Achei essa história maravilhosa e descobri que o termo “marginalia”, que eu já havia escutado em outros contextos, designa as anotações feitas na margem de um livro ou outro documento. E eu ignorava completamente esse uso. Descobri também que há todo um universo em torno da marginália, como livros que surgem a partir de anotações em outro livro, amigos que compartilham uma leitura anotando e reagindo às anotações um do outro, exposições de livros anotados de grandes escritores, etc.
O fato de eu ter usado a expressão “autora das anotações” acima é significativo. Me faz pensar na autoria daquilo que se escreve quando se reage aos pensamentos, às palavras do escritor. Sempre gostei de ver a caligrafia das pessoas. Pegar um livro emprestado e encontrar os comentários e reações do dono foi sempre um bônus. Considero que há algo muito íntimo na marginália, no que está às margens.

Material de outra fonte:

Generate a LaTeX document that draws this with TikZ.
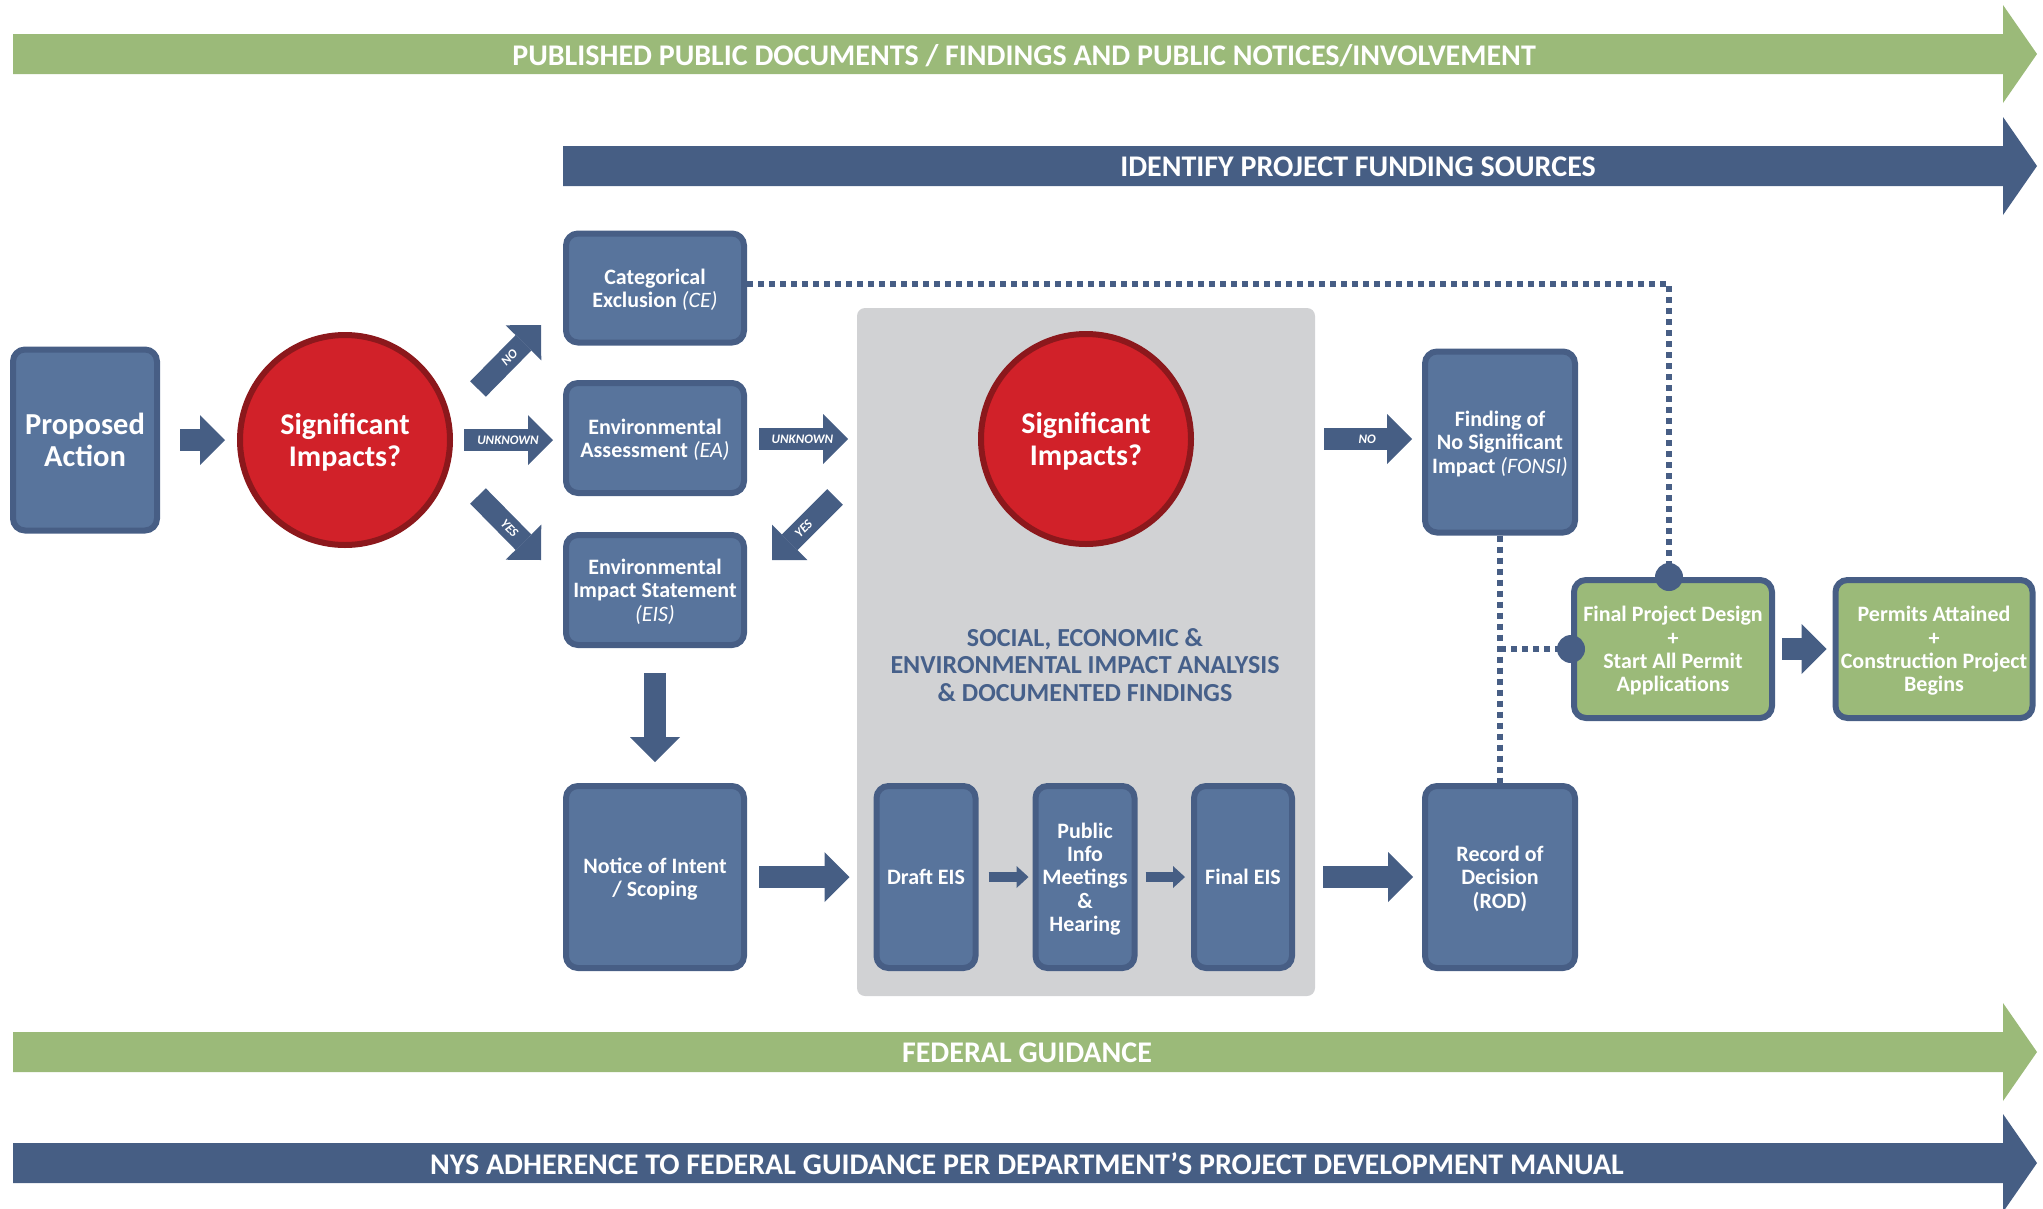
\documentclass[tikz,border=0pt]{standalone}
\usepackage{fontspec}
\setmainfont{Carlito}
\usepackage{xcolor}
\usepackage{tikz}
\usetikzlibrary{
  positioning,
  arrows.meta,
  calc
}
\definecolor{boxblue}{HTML}{58749C}
\definecolor{edgeblue}{HTML}{475E85}
\definecolor{arrowblue}{HTML}{465E84}
\definecolor{leafgreen}{HTML}{9BBA79}
\definecolor{sigred}{HTML}{D12129}
\definecolor{darkred}{HTML}{8C181C}
\definecolor{panelgray}{HTML}{D1D2D4}
\definecolor{textblue}{HTML}{46608A}
\newcommand{\abbr}[1]{{\mdseries\itshape #1}}
% band arrow: x start, y centre, colour
\newcommand{\bandarrow}[3]{%
  \fill[#3] (#1,#2-20) -- (2003,#2-20) -- (2003,#2-49) -- (2037,#2)
    -- (2003,#2+49) -- (2003,#2+20) -- (#1,#2+20) -- cycle;}
\tikzset{
  >=Latex,
  stepbox/.style={rectangle,draw=edgeblue,fill=boxblue,line width=6pt,rounded corners=12pt,text=white,align=center,inner sep=2pt,text depth=0pt,font=\fontsize{22}{23.3}\selectfont\bfseries},
  greenbox/.style={stepbox,fill=leafgreen},
  decision/.style={circle,draw=darkred,fill=sigred,line width=6pt,minimum size=210pt,text=white,align=center,text depth=0pt,font=\fontsize{30}{32.5}\selectfont\bfseries},
  fatarrow/.style={draw=arrowblue,line width=22pt,-{Triangle[length=25pt,width=50pt,line width=0pt]}},
  thinarrow/.style={draw=arrowblue,line width=10pt,-{Triangle[length=12pt,width=22pt,line width=0pt]}},
  arrowlabel/.style={text=white,font=\fontsize{13}{14}\selectfont\bfseries\itshape,inner sep=0pt},
  dotline/.style={draw=edgeblue,line width=6pt,dash pattern=on 6pt off 5pt},
  bandtext/.style={text=white,text depth=0pt,font=\fontsize{30}{32}\selectfont\bfseries}
}

\begin{document}
\begin{tikzpicture}[x=1pt,y=-1pt]
    \useasboundingbox (0,0) rectangle (2043,1208);

    % Bands
    \bandarrow{13}{54}{leafgreen}
    \node[bandtext] (pubdocs) at (1024,55) {PUBLISHED PUBLIC DOCUMENTS / FINDINGS AND PUBLIC NOTICES/INVOLVEMENT};
    \bandarrow{563}{166}{arrowblue}
    \node[bandtext] (funding) at (1358,167) {IDENTIFY PROJECT FUNDING SOURCES};
    \bandarrow{13}{1052}{leafgreen}
    \node[bandtext] (fedguide) at (1027,1053) {FEDERAL GUIDANCE};
    \bandarrow{13}{1163}{arrowblue}
    \node[bandtext] (nysmanual) at (1027,1164) {NYS ADHERENCE TO FEDERAL GUIDANCE PER DEPARTMENT’S PROJECT DEVELOPMENT MANUAL};

    % Analysis panel
    \node[fill=panelgray,rounded corners=8pt,minimum width=458pt,minimum height=688pt,inner sep=0pt] (panel) at (1086,652) {};
    \node[text=textblue,align=center,font=\fontsize{26}{27.4}\selectfont\bfseries] (social) at (1085,665) {SOCIAL, ECONOMIC \&\\ENVIRONMENTAL IMPACT ANALYSIS\\\& DOCUMENTED FINDINGS};

    % Steps
    \node[stepbox,minimum width=144pt,minimum height=181pt,font=\fontsize{30.5}{32.5}\selectfont\bfseries] (prop) at (85,440) {Proposed\\Action};
    \node[decision] (sig1) at (345,440) {Significant\\Impacts?};
    \node[stepbox,minimum width=178pt,minimum height=109pt] (ce) at (655,288) {Categorical\\Exclusion \abbr{(CE)}};
    \node[stepbox,minimum width=178pt,minimum height=110pt] (ea) at (655,438) {Environmental\\Assessment \abbr{(EA)}};
    \node[stepbox,minimum width=178pt,minimum height=110pt] (eis) at (655,590) {Environmental\\Impact Statement\\\abbr{(EIS)}};
    \node[stepbox,minimum width=178pt,minimum height=182pt] (noi) at (655,877) {Notice of Intent\\/ Scoping};
    \node[decision] (sig2) at (1086,439) {Significant\\Impacts?};
    \node[stepbox,minimum width=99pt,minimum height=182pt] (draft) at (926,877) {Draft EIS};
    \node[stepbox,minimum width=99pt,minimum height=182pt] (pubinfo) at (1085,877) {Public\\Info\\Meetings\\\&\\Hearing};
    \node[stepbox,minimum width=98pt,minimum height=182pt] (feis) at (1243,877) {Final EIS};
    \node[stepbox,minimum width=150pt,minimum height=181pt] (fonsi) at (1500,442) {Finding of\\No Significant\\Impact \abbr{(FONSI)}};
    \node[stepbox,minimum width=150pt,minimum height=182pt] (rod) at (1500,877) {Record of\\Decision\\(ROD)};
    \node[greenbox,minimum width=198pt,minimum height=138pt] (fdesign) at (1673,649) {Final Project Design\\+\\Start All Permit\\Applications};
    \node[greenbox,minimum width=197pt,minimum height=138pt] (permits) at (1934,649) {Permits Attained\\+\\Construction Project\\Begins};

    % Diagonal arrow ends and dots
    \coordinate (no1) at (478,389);
    \coordinate (no1tip) at (541,325);
    \coordinate (yes1) at (478,496);
    \coordinate (yes1tip) at (541,560);
    \coordinate (yes2) at (835,497);
    \coordinate (yes2tip) at (772,560);
    \coordinate (topdot) at ([xshift=-4pt]fdesign.north);

    % Flow
    \draw[fatarrow,shorten <=20pt,shorten >=12pt] (prop) -- (sig1);
    \draw[fatarrow] (no1) -- (no1tip) node[midway,sloped,arrowlabel] {NO};
    \draw[fatarrow,shorten <=11pt,shorten >=10pt] (sig1.east) -- (sig1.east -| ea.west) node[midway,arrowlabel] {UNKNOWN};
    \draw[fatarrow] (yes1) -- (yes1tip) node[midway,sloped,arrowlabel] {YES};
    \draw[fatarrow,shorten <=12pt,shorten >=130pt] (ea.east |- sig2) -- (sig2.west) node[pos=.24,arrowlabel] {UNKNOWN};
    \draw[fatarrow] (yes2) -- (yes2tip) node[midway,sloped,arrowlabel] {YES};
    \draw[fatarrow,shorten <=130pt,shorten >=10pt] (sig2.east) -- (sig2.east -| fonsi.west) node[pos=.76,arrowlabel] {NO};
    \draw[fatarrow,shorten <=25pt,shorten >=21pt] (eis) -- (noi);
    \draw[fatarrow,shorten <=12pt,shorten >=24pt] (noi) -- (draft);
    \draw[thinarrow,shorten <=10pt,shorten >=4pt] (draft) -- (pubinfo);
    \draw[thinarrow,shorten <=8pt,shorten >=6pt] (pubinfo) -- (feis);
    \draw[fatarrow,shorten <=28pt,shorten >=9pt] (feis) -- (rod);
    \draw[fatarrow,shorten <=7pt,shorten >=6pt] (fdesign) -- (permits);

    % Dotted links
    \draw[dotline] ([yshift=4pt]ce.east) -| (topdot);
    \draw[dotline] (fonsi.south) -- (rod.north);
    \draw[dotline] (fonsi.south |- fdesign.west) -- (fdesign.west);
    \fill[edgeblue] (topdot) circle (14pt);
    \fill[edgeblue] (fdesign.west) circle (14pt);
\end{tikzpicture}
\end{document}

Há algo não apenas no conteúdo do que se escreve, mas na forma como se escreve, na caligrafia, nos pequenos desenhos, no traço que fica de quem passou por ali, no rastro que quem lê deixa por ali, na marca que permanece e faz história.
O assunto me fascina e faz pensar, por exemplo, em como fica a marginália em tempos de kindle e tablets. Mas isso fica para outro post. Por enquanto, sigo aqui, lendo com o marca-texto, a lapiseira e os post-its à mão, deixando minha marca, me localizando no texto, fazendo dele um pouco meu.